Das Leben an Bord — das war ihres. Unabhängig von den vielen Eindrücken an Land gab es dort ja immer etwas zu erleben. Die Shows, Bälle und Galas mochte Gisela Moog besonders. "Mit der Sagafjord fuhren sehr viele schicke Amerikaner", erinnert sie sich. Und für das gut betuchte Publikum aus den USA wurden auch schon mal Show-Größen aus Las Vegas eingeflogen. Auch Kostümbälle fanden regelmäßig statt — für eine Düsseldorfer Karnevalistin natürlich ein Heimspiel. Und nicht zu vergessen das bunte Leben an Deck. Äquatortaufen hatten vor den Enthüllungen über die Exzesse auf der Gorch Fock noch einen anderen Klang. Gisela Moog erinnert sich: "Das waren harmlose Späße. Der Kapitän wurde samt Uniform in den Swimmingpool geworfen. Oder er musste einen toten Fisch küssen."

Heimatverbundenheit und Fernweh hielten sich die Waage

Je mehr sie reiste, umso mehr Bekanntschaften machte sie. "Wir waren mit verschiedenen Ehepaaren auch aus dem Düsseldorfer Raum über Jahre befreundet. Ein ums ander Mal hat man sich dann auch für eine weitere gemeinsame Schifffahrt verabredet und traf sich spätestens beim Kapitäns-Cocktail, in der Kapitänskabine, zu der die "Wiederholungstäter" an Bord eingeladen wurden. Im Rückblick kommen ihr die vielen Reisen gar nicht so mächtig vor. Ihr Mann war geschäftlich oft eingebunden, ihre Mutter beschloss Ende der 60er Jahre, den Betrieb am Südfriedhof zu verkaufen.

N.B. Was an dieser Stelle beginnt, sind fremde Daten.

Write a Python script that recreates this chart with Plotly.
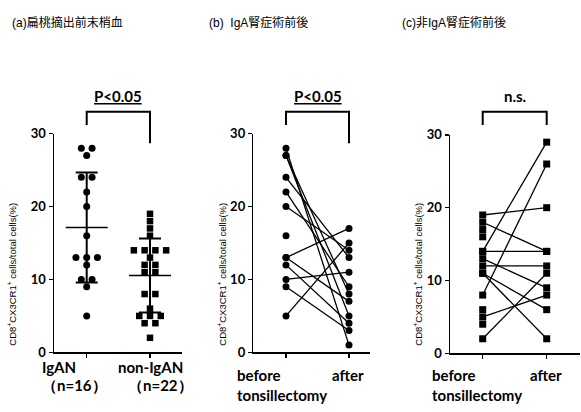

So blieb Raum und Zeit für das Hobby. "Mein Leben hat nach dem Tod meiner Tochter eben diesen Verlauf genommen", sagt Gisela Moog, ohne sich tiefer in die Seele blicken zu lassen. Mag sein, dass das Meer und die Weite ihr Trost gegeben haben. Doch Fernweh und Heimatverbundenheit hielten sich Zeit ihres Lebens die Waage. Auf dem Grundstück des elterlichen Betriebes steht heute ein Wohnkomplex mit mehreren Wohnungen. Sie lebt in einer davon und hält das Erbe ihrer Eltern in Erinnerung. Auch aus dem Karneval und dem gesellschaftlichen Leben ist sie nicht wegzudenken.

Die 30. Kreuzfahrt 2010 soll ihre letzte gewesen sein. "Ich wollte noch nach Vietnam und Kambodscha. Das habe ich gemacht. Nun habe ich per Schiff alles gesehen. Dabei bleibe ich." Die Ziele, die ihr an Land noch fehlen, ließen sich noch nachholen. "Ich war noch nie in Moskau", fällt ihr ein. Tibet hat sie gestrichen. Das dürfte zu anstrengend werden. Auch wenn es eine Reise im Andenken an ihren inzwischen verstorbenen Mann würde. "Der hat immer gesagt: Es müsste eine Schiffstour zum Himalaya geben."